New York, NY – The US Postal Service under Trump-installed Postmaster General Louis DeJoy is asking the American public to believe that removing nearly 700 mail processing machines from plants nationwide is just a “routine” cost-saving measure — and not a brazen attempt to steal the 2020 Presidential Election two months ahead of the vote. 

Nearly 700 sorting machines are being removed from mail processing plants around the country.

Donald Trump has already publicly admitted that he is blocking vital USPS funding needed, in part, to process millions of vote-by-mail ballots, while the residents of at least two states — Pennsylvania and Washington — have been told their vote-by-mail ballots may not even be counted toward the overall election results. 

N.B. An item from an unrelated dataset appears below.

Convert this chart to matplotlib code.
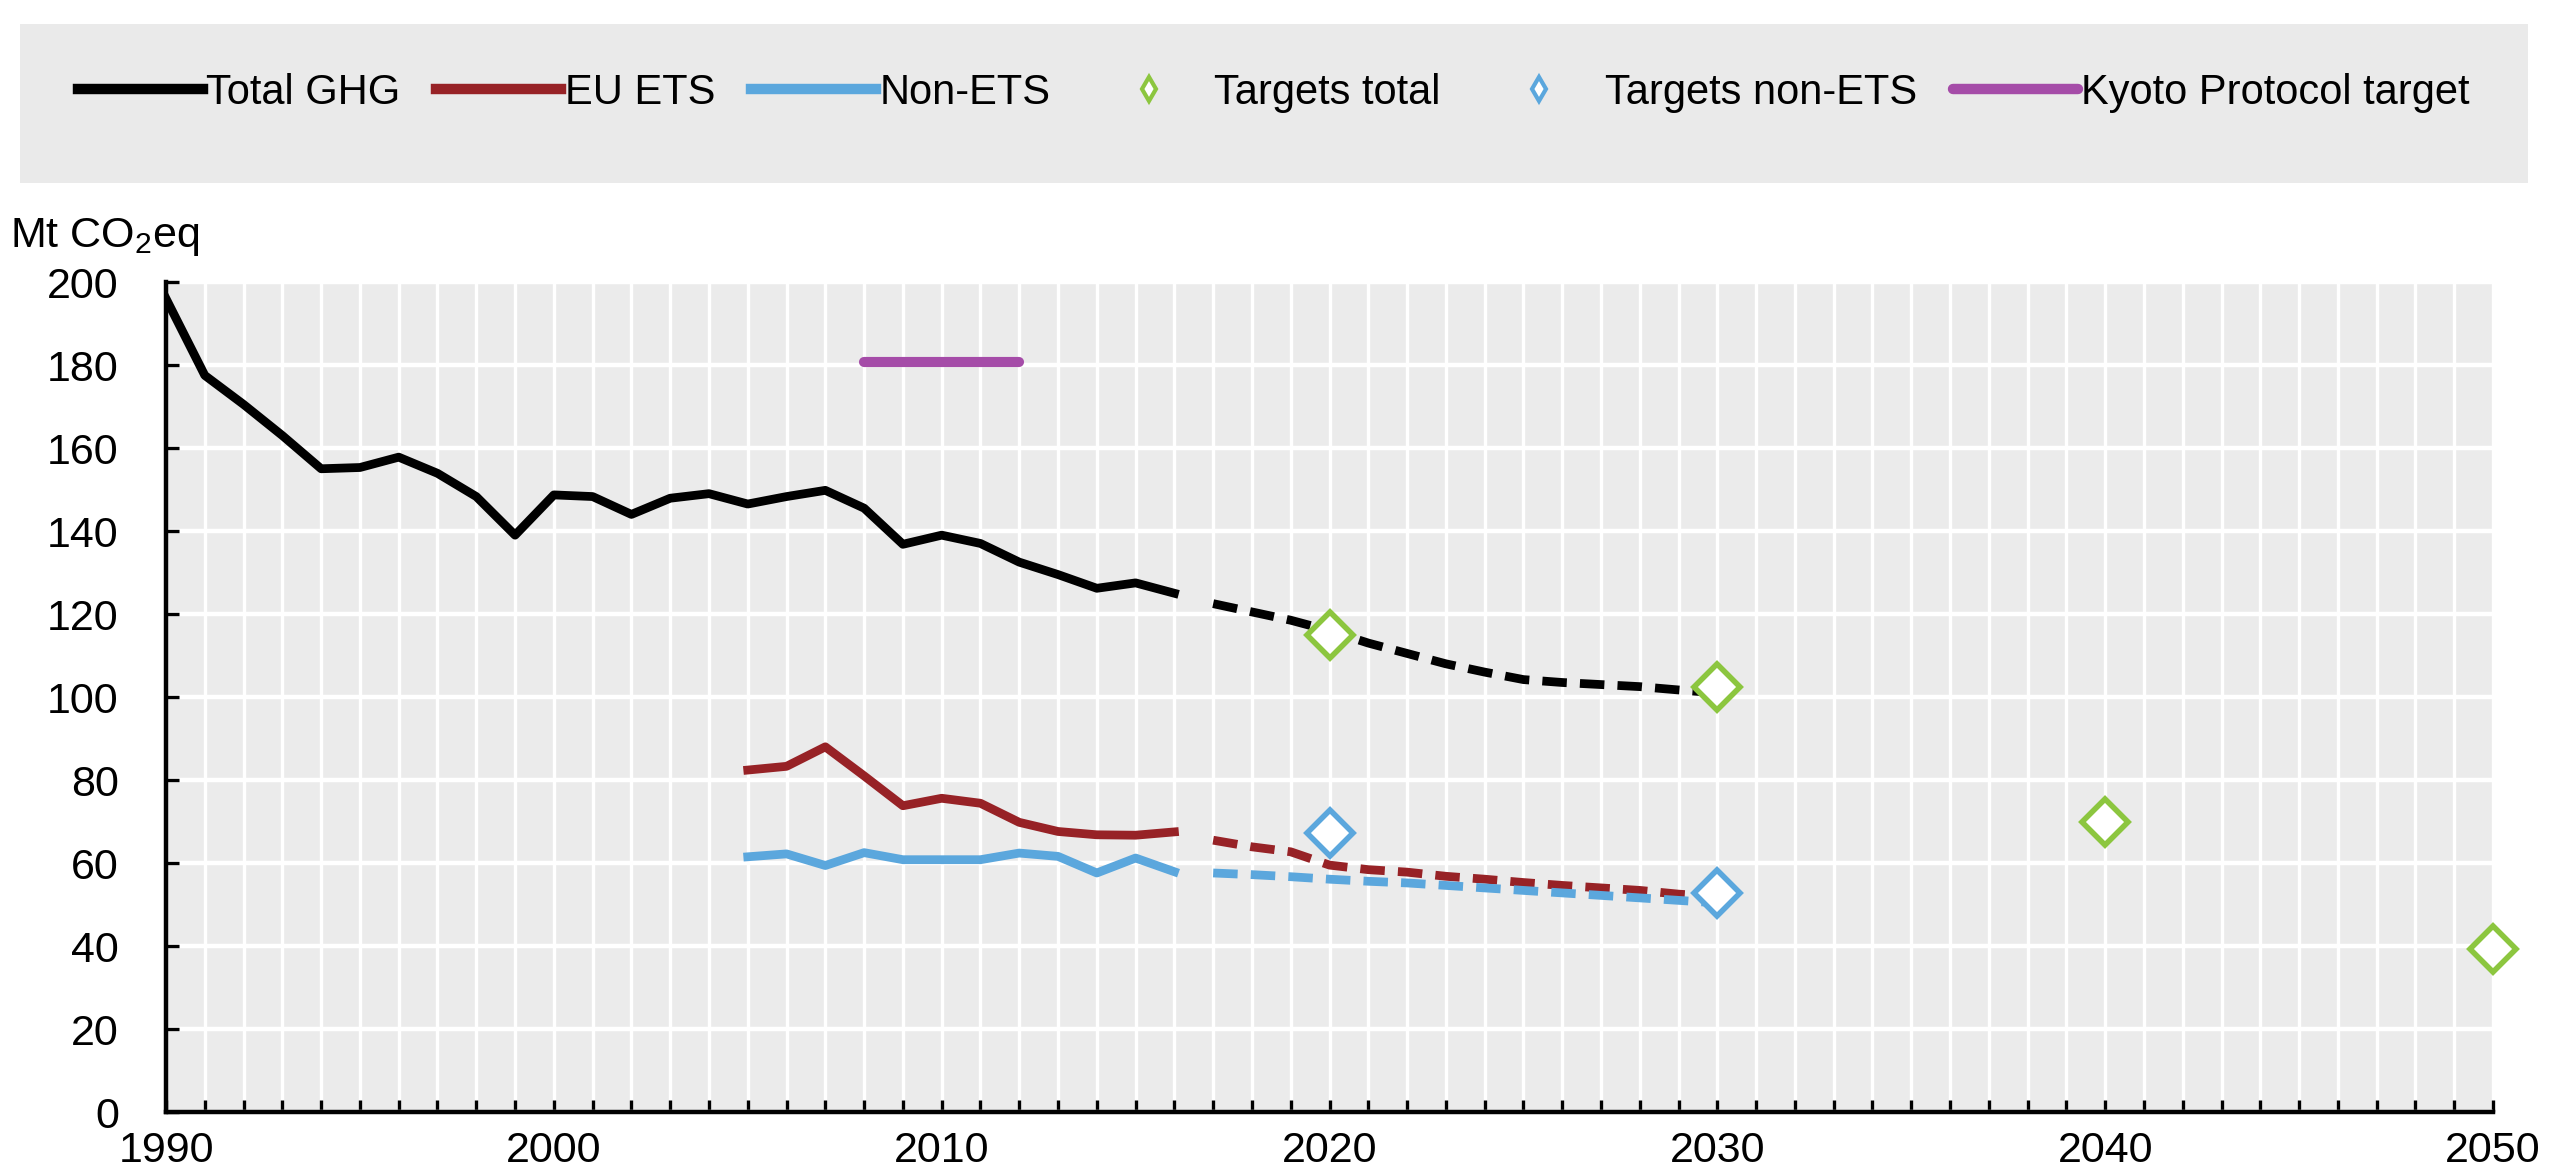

Nevertheless, on Thursday, USPS spokesperson Dave Partenheimer told me in an email that DeJoy’s directive to remove some 671 advanced flat sorting machines, delivery bar code sorters and other flat sequencing systems from mail processing plants across the country is being “misinterpreted.” 

“The Postal Service routinely moves equipment around its network as necessary to match changing mail and package volumes,” Partenheimer offered. 

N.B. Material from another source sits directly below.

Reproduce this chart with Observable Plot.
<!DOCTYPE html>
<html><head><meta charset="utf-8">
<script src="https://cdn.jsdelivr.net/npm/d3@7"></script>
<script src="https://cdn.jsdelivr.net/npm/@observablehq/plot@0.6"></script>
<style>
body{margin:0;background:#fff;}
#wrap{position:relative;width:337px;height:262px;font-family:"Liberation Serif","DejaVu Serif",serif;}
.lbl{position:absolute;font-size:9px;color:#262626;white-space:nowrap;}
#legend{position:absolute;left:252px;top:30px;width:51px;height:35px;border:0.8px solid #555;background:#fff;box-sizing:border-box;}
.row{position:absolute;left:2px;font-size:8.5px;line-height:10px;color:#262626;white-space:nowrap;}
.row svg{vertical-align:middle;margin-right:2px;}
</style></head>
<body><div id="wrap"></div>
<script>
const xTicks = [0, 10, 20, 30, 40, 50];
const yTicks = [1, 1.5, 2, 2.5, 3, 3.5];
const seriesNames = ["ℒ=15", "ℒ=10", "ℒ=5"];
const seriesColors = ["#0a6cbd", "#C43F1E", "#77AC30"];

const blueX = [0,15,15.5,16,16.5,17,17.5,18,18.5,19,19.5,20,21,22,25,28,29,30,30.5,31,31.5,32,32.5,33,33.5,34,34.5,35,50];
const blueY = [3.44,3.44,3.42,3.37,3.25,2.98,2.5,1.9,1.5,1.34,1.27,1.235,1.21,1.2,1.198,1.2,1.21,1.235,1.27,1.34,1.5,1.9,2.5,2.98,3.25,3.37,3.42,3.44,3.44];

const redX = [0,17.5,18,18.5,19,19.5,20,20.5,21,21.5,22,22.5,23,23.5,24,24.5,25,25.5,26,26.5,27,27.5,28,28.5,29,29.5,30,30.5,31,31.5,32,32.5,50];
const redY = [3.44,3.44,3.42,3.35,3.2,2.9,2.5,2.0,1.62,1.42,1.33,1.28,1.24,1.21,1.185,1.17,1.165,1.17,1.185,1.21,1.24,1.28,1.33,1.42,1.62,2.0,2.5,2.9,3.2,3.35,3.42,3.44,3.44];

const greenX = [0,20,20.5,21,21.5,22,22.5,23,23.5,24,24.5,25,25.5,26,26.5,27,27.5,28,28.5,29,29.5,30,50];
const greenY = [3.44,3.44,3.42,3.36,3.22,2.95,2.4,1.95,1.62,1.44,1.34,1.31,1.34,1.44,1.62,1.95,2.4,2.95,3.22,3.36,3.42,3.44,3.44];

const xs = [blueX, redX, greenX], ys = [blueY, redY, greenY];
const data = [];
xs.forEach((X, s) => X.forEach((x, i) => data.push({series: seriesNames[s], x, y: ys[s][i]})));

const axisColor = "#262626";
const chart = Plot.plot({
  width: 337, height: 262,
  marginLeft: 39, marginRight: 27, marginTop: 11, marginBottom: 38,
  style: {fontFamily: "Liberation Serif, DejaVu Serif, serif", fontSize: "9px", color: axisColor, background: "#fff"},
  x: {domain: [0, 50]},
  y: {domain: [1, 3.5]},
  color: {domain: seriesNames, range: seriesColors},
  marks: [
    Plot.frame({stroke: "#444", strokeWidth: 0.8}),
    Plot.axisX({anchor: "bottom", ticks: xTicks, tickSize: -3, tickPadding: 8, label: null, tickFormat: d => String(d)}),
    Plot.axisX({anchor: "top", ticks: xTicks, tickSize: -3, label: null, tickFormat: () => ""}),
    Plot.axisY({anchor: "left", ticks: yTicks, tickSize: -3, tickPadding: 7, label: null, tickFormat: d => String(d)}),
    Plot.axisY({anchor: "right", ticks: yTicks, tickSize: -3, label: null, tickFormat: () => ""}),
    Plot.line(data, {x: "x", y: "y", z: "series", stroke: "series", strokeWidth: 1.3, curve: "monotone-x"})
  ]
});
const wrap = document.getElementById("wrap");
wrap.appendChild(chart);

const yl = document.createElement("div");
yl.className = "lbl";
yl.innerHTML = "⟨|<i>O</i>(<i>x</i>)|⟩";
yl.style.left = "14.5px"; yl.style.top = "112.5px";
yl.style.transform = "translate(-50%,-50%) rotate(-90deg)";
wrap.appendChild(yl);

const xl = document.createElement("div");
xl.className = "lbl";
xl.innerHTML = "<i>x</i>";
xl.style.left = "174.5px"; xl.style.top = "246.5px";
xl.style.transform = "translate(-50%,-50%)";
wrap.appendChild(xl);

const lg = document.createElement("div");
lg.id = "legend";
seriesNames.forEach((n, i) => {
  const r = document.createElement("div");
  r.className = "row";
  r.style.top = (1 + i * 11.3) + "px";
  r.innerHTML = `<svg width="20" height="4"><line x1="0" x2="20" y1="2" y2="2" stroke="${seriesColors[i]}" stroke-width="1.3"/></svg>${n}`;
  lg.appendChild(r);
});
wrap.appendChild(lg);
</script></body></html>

According to the spokesperson, USPS package volume is up, but mail volume is on the decline —  and “adapting our processing infrastructure to the current volumes will ensure more efficient, cost effective operations and better service for our customers.” 

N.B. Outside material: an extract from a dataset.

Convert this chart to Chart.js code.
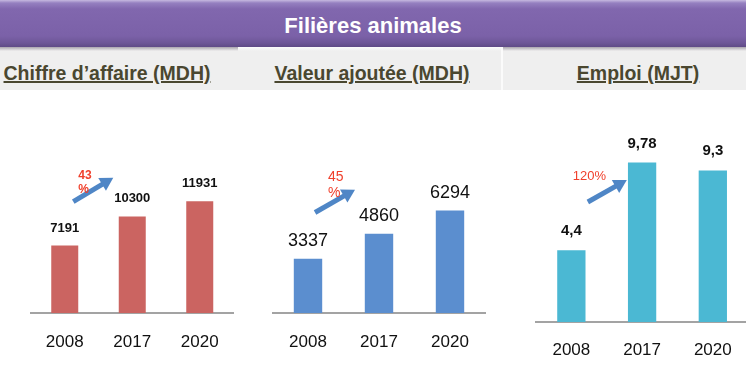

But American Postal Workers Union [APWU] National Business Agent Pete Coradi calls the move “disgraceful” and says that in more than 35 years with the Postal Service, he’s never seen anything like the outright removal of nearly 700 sorting machines from mail processing plants nationwide.

“I’ve been involved with the USPS since 1984,” Coradi told me. “What is currently being done with the massive delays of mail is nothing I’ve ever experienced. This is not ‘routine’ at all.”

The rationale for removing the sorting machines at this time, further appears bogus because the USPS refuses to elaborate on the ultimate disposition of the equipment. If the machines are simply being “moved around the network” — then where are they going? The USPS won’t say. 

“They’re removing these machines — they’re not replacing them,” Coradi told me. “And it’s only going to slow down service even more.”

US postal union leaders were told about the reductions in a memo sent out on June 17. 

Partenheimer contradicted Trump’s own statements when he later asserted that DeJoy’s “operations changes” and the Postal Service’s “financial condition” will not hamper the Post Office’s ability to “deliver for the November [election].”

As reported earlier, DeJoy’s new “cost-saving” initiatives as postmaster general are resulting in systemwide delays as long as a week or more. 

This past week, at least three cities and towns around Buffalo, New York — Lancaster, Depew, North Tonawanda saw days when they didn’t get any mail deliveries at all. 

“Think about it — an entire town, and an entire city not getting mail,” Coradi said. “And it’s not due to a truck breaking down; it’s not like there was a major snow storm — the cause of all these delays is because of what DeJoy has put into place.”

Pete Furgiuele is president of the APWU Long Island Area Local 3251, he says the entire postal system is experiencing “backlog” under DeJoy’s watch. 

“Once a kink [in the system] happens, it just steamrolls,” Furgiuele told me. “One of our offices here on Long Island got 2,000-plus parcels on Monday that were all intended to be delivered over the weekend, and a vast majority were from Amazon.”

Trump, as it happens, has long been embroiled in an ongoing oligarchic feud with Amazon mogul Jeff Bezos. 

Last week’s “Friday Night Massacre,” meanwhile, in which DeJoy axed or reassigned dozens of top echelon USPS officials, is causing even more mix ups, according to Coradi. 

“You need a scorecard to figure out who’s responsible for different aspects of the Postal Service,” he said. “I have managers asking me [for direction] — they don’t even know who they report to now. This is by design — it’s absolute chaos. It’s destroying the service from within.”